Could it be possible? Is it really true that YEN is the first terminal emulator with native voice dictation baked inside?

Wow. That’s kinda neat.

So, how does it actually work? For the engineers in the room (which is... most of you I gather), here’s the implementation:

Global Hotkey Detection

The hotkey uses CGEventTap at the session level — not Carbon hot keys. This lets us intercept Option + Space before any other app sees it, which matters when you’re running tmux inside vim inside an ssh session.

The event tap consumes all keyDown events, including auto-repeats from holding the key, which prevents the terminal from beeping at you repeatedly.

Ask me how many builds it took to figure that one out.

¯\_(ツ)_/¯

On-Device Speech Recognition

We use Apple’s SFSpeechRecognizr with a key flag and On macOS 13+ this forces all recognition to happen locally. Your audio literally never leaves your Mac.

On older systems, it falls back to Apple’s servers — still within Apple’s ecosystem, not some third-party AI service.

Limitations are Good

Apple’s Speech API has a hard limit around 60 seconds for continuous recognition. Most implementations would silently fail here. Your transcription would just... vanish.

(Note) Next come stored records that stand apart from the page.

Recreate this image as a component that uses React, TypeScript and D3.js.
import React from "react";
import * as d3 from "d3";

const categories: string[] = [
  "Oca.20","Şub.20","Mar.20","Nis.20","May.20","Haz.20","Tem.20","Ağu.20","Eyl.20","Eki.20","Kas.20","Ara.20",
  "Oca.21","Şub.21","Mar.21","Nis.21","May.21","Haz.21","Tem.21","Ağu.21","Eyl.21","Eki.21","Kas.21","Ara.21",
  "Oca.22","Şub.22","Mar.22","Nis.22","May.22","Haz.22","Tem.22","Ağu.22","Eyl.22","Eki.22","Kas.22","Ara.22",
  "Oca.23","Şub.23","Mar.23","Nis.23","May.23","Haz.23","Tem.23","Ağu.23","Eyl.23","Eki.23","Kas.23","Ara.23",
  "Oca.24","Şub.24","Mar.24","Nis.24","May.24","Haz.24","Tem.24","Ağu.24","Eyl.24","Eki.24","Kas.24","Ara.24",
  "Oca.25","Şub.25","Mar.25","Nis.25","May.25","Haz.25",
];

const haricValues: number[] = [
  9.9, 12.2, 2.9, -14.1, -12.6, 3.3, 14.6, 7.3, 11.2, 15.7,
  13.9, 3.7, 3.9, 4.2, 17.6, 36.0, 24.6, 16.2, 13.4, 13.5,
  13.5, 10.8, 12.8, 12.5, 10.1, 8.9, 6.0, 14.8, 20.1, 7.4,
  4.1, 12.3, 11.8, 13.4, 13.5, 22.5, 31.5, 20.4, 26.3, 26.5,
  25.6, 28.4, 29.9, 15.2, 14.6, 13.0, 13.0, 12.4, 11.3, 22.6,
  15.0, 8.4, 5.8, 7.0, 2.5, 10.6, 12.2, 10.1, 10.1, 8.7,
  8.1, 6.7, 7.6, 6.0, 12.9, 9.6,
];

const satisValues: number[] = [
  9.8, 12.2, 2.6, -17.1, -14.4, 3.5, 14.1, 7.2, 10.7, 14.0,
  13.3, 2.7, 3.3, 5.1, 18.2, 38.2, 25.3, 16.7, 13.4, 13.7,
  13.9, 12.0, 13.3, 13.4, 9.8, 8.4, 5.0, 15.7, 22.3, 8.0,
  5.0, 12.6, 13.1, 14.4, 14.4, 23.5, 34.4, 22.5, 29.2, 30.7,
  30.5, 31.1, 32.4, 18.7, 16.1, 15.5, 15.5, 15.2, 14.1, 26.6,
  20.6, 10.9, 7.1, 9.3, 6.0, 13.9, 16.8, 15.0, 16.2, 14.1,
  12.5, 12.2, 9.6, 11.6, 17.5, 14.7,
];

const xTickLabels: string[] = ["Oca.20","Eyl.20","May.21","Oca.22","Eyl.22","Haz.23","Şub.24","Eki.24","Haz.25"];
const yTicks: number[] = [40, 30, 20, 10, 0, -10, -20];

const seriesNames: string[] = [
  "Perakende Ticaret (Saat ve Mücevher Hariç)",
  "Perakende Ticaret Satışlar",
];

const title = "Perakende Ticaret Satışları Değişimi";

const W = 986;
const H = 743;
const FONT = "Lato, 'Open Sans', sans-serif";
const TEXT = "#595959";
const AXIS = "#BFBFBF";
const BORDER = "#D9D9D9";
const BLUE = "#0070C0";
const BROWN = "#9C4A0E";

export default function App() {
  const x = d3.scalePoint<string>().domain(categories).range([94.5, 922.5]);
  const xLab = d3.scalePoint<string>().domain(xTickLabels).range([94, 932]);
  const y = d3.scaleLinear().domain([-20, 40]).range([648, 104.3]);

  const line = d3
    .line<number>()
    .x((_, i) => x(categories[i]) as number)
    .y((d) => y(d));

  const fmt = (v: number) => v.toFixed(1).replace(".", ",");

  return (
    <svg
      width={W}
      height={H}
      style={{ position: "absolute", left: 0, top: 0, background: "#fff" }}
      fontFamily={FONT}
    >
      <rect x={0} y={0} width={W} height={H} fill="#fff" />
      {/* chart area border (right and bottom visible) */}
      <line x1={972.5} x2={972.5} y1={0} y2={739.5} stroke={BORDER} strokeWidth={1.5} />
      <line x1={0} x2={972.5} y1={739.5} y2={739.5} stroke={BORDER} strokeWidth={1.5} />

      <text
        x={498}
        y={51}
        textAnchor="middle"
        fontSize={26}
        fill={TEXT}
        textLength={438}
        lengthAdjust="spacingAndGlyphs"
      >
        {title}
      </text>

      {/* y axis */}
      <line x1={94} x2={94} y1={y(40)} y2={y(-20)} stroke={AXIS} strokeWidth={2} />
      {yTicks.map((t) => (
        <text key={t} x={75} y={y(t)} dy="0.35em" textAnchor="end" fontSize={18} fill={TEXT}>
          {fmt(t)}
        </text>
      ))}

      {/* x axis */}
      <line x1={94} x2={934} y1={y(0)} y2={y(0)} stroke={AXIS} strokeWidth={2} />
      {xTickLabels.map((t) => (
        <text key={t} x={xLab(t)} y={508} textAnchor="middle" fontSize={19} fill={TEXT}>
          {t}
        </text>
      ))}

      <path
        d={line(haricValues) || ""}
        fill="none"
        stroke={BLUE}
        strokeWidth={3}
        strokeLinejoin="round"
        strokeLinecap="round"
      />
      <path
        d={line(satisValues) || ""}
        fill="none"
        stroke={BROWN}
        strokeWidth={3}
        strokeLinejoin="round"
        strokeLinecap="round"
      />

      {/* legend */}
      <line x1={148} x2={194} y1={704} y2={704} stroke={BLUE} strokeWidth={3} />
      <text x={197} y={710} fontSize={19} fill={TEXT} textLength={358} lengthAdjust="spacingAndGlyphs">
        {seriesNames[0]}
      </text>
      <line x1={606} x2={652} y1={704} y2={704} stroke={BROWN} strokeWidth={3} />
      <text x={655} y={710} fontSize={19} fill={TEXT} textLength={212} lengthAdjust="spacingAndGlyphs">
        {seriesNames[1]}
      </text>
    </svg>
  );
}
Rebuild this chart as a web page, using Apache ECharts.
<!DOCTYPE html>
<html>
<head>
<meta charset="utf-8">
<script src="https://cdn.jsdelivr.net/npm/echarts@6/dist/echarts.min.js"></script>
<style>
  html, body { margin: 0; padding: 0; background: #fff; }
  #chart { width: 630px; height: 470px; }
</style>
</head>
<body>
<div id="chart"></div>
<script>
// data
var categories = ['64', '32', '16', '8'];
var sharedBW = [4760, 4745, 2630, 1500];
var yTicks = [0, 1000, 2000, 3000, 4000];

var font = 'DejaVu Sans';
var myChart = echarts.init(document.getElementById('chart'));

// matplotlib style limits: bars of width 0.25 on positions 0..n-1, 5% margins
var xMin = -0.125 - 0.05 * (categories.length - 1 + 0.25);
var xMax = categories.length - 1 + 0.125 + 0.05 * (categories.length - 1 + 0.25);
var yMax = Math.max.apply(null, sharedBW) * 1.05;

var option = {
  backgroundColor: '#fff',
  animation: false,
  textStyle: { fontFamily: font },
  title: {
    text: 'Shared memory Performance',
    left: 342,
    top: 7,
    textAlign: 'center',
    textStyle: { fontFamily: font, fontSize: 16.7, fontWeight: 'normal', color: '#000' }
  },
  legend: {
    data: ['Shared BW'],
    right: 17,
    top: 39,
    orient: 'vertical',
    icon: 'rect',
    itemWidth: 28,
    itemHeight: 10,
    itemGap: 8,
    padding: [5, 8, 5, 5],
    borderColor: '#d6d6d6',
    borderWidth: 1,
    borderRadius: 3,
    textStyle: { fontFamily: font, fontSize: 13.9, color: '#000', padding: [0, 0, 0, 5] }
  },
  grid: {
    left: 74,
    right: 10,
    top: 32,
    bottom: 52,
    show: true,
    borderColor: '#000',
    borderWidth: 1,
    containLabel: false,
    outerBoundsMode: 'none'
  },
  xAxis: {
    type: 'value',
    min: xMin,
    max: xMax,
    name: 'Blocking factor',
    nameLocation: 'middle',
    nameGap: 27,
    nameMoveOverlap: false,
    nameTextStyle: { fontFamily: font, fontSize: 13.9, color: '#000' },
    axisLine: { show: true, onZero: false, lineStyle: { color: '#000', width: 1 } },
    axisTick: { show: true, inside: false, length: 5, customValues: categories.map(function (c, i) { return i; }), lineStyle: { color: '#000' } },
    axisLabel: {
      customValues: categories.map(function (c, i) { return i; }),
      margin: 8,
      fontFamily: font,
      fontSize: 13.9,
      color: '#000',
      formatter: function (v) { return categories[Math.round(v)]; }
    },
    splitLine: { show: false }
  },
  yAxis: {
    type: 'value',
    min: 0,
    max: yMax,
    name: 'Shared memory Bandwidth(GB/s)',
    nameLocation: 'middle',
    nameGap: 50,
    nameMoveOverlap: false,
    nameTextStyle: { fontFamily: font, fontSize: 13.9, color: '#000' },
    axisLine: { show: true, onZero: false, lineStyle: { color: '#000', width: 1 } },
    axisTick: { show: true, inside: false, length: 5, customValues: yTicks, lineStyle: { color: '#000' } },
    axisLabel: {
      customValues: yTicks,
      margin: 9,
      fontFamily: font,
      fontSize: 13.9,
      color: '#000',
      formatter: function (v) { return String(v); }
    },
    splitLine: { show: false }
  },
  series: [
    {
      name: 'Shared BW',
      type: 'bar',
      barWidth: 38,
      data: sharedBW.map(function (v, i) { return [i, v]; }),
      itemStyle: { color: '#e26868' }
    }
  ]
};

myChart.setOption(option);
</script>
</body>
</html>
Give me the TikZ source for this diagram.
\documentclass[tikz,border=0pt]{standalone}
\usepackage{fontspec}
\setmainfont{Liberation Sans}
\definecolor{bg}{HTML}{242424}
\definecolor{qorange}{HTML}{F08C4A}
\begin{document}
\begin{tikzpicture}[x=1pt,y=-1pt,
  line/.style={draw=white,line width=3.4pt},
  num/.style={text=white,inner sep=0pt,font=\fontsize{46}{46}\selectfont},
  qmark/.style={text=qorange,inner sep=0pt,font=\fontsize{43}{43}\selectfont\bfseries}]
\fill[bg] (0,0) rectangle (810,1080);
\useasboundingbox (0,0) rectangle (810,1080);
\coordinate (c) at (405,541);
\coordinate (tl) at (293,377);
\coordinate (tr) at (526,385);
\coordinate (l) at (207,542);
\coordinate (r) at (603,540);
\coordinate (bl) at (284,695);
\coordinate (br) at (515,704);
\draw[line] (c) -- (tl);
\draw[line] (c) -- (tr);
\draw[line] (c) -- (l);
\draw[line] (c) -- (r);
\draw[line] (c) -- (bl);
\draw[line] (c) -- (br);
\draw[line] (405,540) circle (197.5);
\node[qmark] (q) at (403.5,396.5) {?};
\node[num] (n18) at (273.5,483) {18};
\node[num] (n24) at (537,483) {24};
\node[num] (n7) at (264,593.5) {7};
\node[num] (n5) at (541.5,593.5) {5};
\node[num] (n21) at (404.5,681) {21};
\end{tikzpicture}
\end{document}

We don’t do that. When you hit 60 seconds, YEN auto-pastes what you’ve said and lets you continue with a new session if needed. It’s not just elegant, it’s the best way of communicating with a computer: Short, concise, targeted, and iterative for best results and most consistent results.

Text Insertion That Works Everywhere

Here’s a fun problem: how do you insert text at the cursor position in any context — shell prompt, vim, nano, a Python REPL, whatever? Over SSH? Inside tmux?

The answer is a clipboard swap:

Save current clipboard contents
Put transcribed text in clipboard
Simulate Cmd + V paste via GEvent
Restore original clipboard contents

This works everywhere. Your clipboard is back to what it was before, like nothing happened.

Visual Feedback

When dictating, the window title gets a red recording indicator with proper accessibility support. Simple, but it removes all ambiguity about whether YEN is actually listening. The original title is stored and restored when you release the key.

The Architecture

Three files. ~400 lines total.

DictationHotKey.swift — Global hotkey via CGEventTap, key repeat handling |
DictationController.swift — Orchestration, permissions, 60s timer, recording indicator
DictationRecognizer.swift — SFSpeechRecognizer wrapper, AVAudioEngine for mic input

No frameworks. No dependencies. No SDK. Just Apple’s native APIs doing what they were designed to do.